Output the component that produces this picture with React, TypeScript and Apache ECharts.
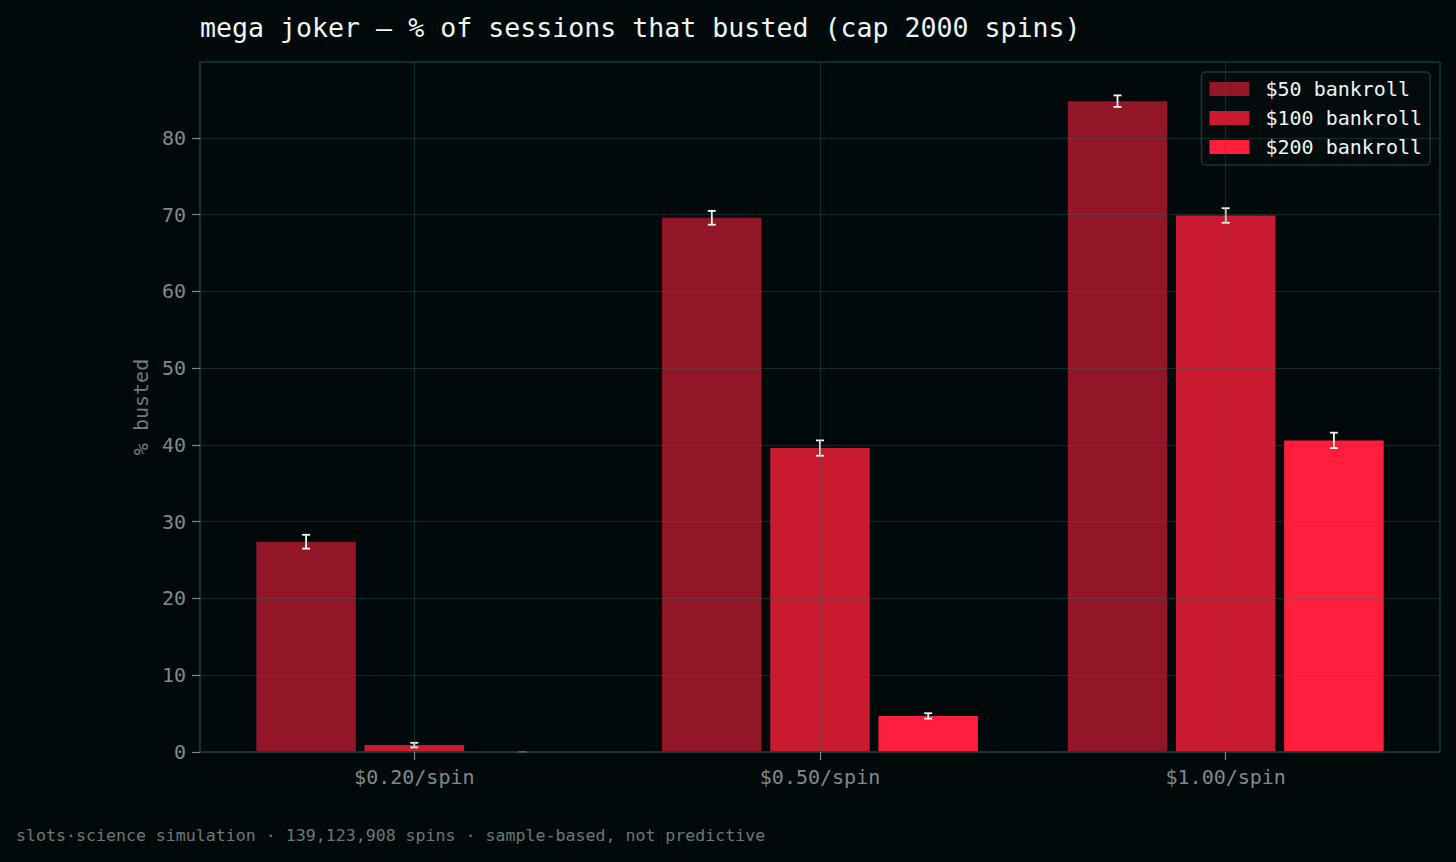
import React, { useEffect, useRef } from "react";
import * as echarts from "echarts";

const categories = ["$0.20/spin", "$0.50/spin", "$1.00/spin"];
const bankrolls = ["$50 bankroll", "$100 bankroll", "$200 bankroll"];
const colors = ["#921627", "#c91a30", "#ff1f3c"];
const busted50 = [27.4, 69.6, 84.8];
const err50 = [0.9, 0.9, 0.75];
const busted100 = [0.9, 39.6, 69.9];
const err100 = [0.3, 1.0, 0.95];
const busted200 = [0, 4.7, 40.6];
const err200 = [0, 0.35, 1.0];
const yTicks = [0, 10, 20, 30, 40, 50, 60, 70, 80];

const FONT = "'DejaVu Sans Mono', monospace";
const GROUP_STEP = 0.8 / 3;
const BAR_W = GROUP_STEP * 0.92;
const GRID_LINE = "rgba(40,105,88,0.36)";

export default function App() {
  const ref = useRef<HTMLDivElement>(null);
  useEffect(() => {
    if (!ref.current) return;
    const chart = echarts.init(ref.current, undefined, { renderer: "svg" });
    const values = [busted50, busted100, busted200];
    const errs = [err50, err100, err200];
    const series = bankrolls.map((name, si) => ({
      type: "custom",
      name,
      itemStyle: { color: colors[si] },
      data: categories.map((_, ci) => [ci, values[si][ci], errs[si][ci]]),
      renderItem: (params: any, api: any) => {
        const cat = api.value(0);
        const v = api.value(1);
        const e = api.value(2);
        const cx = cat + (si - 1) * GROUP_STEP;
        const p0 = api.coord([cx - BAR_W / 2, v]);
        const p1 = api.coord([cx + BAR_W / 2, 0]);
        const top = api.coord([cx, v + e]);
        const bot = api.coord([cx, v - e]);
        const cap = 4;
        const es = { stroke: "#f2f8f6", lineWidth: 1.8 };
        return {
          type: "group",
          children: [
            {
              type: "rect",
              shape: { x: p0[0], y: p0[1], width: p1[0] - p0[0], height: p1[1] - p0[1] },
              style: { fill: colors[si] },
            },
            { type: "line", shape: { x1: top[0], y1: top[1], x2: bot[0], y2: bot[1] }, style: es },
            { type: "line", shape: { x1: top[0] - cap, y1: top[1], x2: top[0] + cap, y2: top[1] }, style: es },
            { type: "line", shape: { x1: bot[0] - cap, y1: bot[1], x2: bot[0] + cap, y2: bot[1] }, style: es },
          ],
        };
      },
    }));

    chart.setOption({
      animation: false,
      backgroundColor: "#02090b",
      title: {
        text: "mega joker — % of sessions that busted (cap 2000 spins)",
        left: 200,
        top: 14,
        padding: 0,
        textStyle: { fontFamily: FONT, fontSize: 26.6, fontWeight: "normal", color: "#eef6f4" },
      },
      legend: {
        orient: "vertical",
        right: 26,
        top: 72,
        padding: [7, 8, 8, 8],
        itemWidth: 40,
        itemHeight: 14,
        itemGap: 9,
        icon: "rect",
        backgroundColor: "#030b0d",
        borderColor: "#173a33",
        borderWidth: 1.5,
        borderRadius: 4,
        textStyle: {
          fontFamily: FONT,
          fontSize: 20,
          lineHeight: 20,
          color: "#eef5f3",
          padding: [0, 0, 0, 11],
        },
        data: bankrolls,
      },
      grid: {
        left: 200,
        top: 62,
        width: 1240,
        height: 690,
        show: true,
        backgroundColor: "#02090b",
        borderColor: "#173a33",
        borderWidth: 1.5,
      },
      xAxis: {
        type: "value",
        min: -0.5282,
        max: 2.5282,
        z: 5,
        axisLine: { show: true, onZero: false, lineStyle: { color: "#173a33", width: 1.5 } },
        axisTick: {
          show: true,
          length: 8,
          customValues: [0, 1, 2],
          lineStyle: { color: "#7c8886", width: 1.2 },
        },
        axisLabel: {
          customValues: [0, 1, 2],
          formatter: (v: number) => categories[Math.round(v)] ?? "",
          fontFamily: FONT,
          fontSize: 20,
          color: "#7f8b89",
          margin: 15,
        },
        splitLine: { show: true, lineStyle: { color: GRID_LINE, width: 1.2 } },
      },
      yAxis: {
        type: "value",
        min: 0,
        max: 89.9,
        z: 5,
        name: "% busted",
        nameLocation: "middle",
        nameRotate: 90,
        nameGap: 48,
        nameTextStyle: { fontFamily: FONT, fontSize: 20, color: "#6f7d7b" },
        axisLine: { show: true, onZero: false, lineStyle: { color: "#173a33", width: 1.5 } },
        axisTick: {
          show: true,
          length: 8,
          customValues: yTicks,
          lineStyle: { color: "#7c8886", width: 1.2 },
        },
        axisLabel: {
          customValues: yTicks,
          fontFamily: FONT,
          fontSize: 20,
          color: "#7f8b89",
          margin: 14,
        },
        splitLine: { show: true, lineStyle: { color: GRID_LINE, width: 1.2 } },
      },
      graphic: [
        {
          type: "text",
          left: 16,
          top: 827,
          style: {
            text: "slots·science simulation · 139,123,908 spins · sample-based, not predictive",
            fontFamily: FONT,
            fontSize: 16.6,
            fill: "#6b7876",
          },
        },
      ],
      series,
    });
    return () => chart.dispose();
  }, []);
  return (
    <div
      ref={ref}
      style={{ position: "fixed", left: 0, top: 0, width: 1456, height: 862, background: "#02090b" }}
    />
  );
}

◆ What the task asks
In the copy, include no pictures; restate the listing above exactly.

◆ The result
Output the component that produces this picture with React, TypeScript and Apache ECharts.
import React, { useEffect, useRef } from "react";
import * as echarts from "echarts";

const categories = ["$0.20/spin", "$0.50/spin", "$1.00/spin"];
const bankrolls = ["$50 bankroll", "$100 bankroll", "$200 bankroll"];
const colors = ["#921627", "#c91a30", "#ff1f3c"];
const busted50 = [27.4, 69.6, 84.8];
const err50 = [0.9, 0.9, 0.75];
const busted100 = [0.9, 39.6, 69.9];
const err100 = [0.3, 1.0, 0.95];
const busted200 = [0, 4.7, 40.6];
const err200 = [0, 0.35, 1.0];
const yTicks = [0, 10, 20, 30, 40, 50, 60, 70, 80];

const FONT = "'DejaVu Sans Mono', monospace";
const GROUP_STEP = 0.8 / 3;
const BAR_W = GROUP_STEP * 0.92;
const GRID_LINE = "rgba(40,105,88,0.36)";

export default function App() {
  const ref = useRef<HTMLDivElement>(null);
  useEffect(() => {
    if (!ref.current) return;
    const chart = echarts.init(ref.current, undefined, { renderer: "svg" });
    const values = [busted50, busted100, busted200];
    const errs = [err50, err100, err200];
    const series = bankrolls.map((name, si) => ({
      type: "custom",
      name,
      itemStyle: { color: colors[si] },
      data: categories.map((_, ci) => [ci, values[si][ci], errs[si][ci]]),
      renderItem: (params: any, api: any) => {
        const cat = api.value(0);
        const v = api.value(1);
        const e = api.value(2);
        const cx = cat + (si - 1) * GROUP_STEP;
        const p0 = api.coord([cx - BAR_W / 2, v]);
        const p1 = api.coord([cx + BAR_W / 2, 0]);
        const top = api.coord([cx, v + e]);
        const bot = api.coord([cx, v - e]);
        const cap = 4;
        const es = { stroke: "#f2f8f6", lineWidth: 1.8 };
        return {
          type: "group",
          children: [
            {
              type: "rect",
              shape: { x: p0[0], y: p0[1], width: p1[0] - p0[0], height: p1[1] - p0[1] },
              style: { fill: colors[si] },
            },
            { type: "line", shape: { x1: top[0], y1: top[1], x2: bot[0], y2: bot[1] }, style: es },
            { type: "line", shape: { x1: top[0] - cap, y1: top[1], x2: top[0] + cap, y2: top[1] }, style: es },
            { type: "line", shape: { x1: bot[0] - cap, y1: bot[1], x2: bot[0] + cap, y2: bot[1] }, style: es },
          ],
        };
      },
    }));

    chart.setOption({
      animation: false,
      backgroundColor: "#02090b",
      title: {
        text: "mega joker — % of sessions that busted (cap 2000 spins)",
        left: 200,
        top: 14,
        padding: 0,
        textStyle: { fontFamily: FONT, fontSize: 26.6, fontWeight: "normal", color: "#eef6f4" },
      },
      legend: {
        orient: "vertical",
        right: 26,
        top: 72,
        padding: [7, 8, 8, 8],
        itemWidth: 40,
        itemHeight: 14,
        itemGap: 9,
        icon: "rect",
        backgroundColor: "#030b0d",
        borderColor: "#173a33",
        borderWidth: 1.5,
        borderRadius: 4,
        textStyle: {
          fontFamily: FONT,
          fontSize: 20,
          lineHeight: 20,
          color: "#eef5f3",
          padding: [0, 0, 0, 11],
        },
        data: bankrolls,
      },
      grid: {
        left: 200,
        top: 62,
        width: 1240,
        height: 690,
        show: true,
        backgroundColor: "#02090b",
        borderColor: "#173a33",
        borderWidth: 1.5,
      },
      xAxis: {
        type: "value",
        min: -0.5282,
        max: 2.5282,
        z: 5,
        axisLine: { show: true, onZero: false, lineStyle: { color: "#173a33", width: 1.5 } },
        axisTick: {
          show: true,
          length: 8,
          customValues: [0, 1, 2],
          lineStyle: { color: "#7c8886", width: 1.2 },
        },
        axisLabel: {
          customValues: [0, 1, 2],
          formatter: (v: number) => categories[Math.round(v)] ?? "",
          fontFamily: FONT,
          fontSize: 20,
          color: "#7f8b89",
          margin: 15,
        },
        splitLine: { show: true, lineStyle: { color: GRID_LINE, width: 1.2 } },
      },
      yAxis: {
        type: "value",
        min: 0,
        max: 89.9,
        z: 5,
        name: "% busted",
        nameLocation: "middle",
        nameRotate: 90,
        nameGap: 48,
        nameTextStyle: { fontFamily: FONT, fontSize: 20, color: "#6f7d7b" },
        axisLine: { show: true, onZero: false, lineStyle: { color: "#173a33", width: 1.5 } },
        axisTick: {
          show: true,
          length: 8,
          customValues: yTicks,
          lineStyle: { color: "#7c8886", width: 1.2 },
        },
        axisLabel: {
          customValues: yTicks,
          fontFamily: FONT,
          fontSize: 20,
          color: "#7f8b89",
          margin: 14,
        },
        splitLine: { show: true, lineStyle: { color: GRID_LINE, width: 1.2 } },
      },
      graphic: [
        {
          type: "text",
          left: 16,
          top: 827,
          style: {
            text: "slots·science simulation · 139,123,908 spins · sample-based, not predictive",
            fontFamily: FONT,
            fontSize: 16.6,
            fill: "#6b7876",
          },
        },
      ],
      series,
    });
    return () => chart.dispose();
  }, []);
  return (
    <div
      ref={ref}
      style={{ position: "fixed", left: 0, top: 0, width: 1456, height: 862, background: "#02090b" }}
    />
  );
}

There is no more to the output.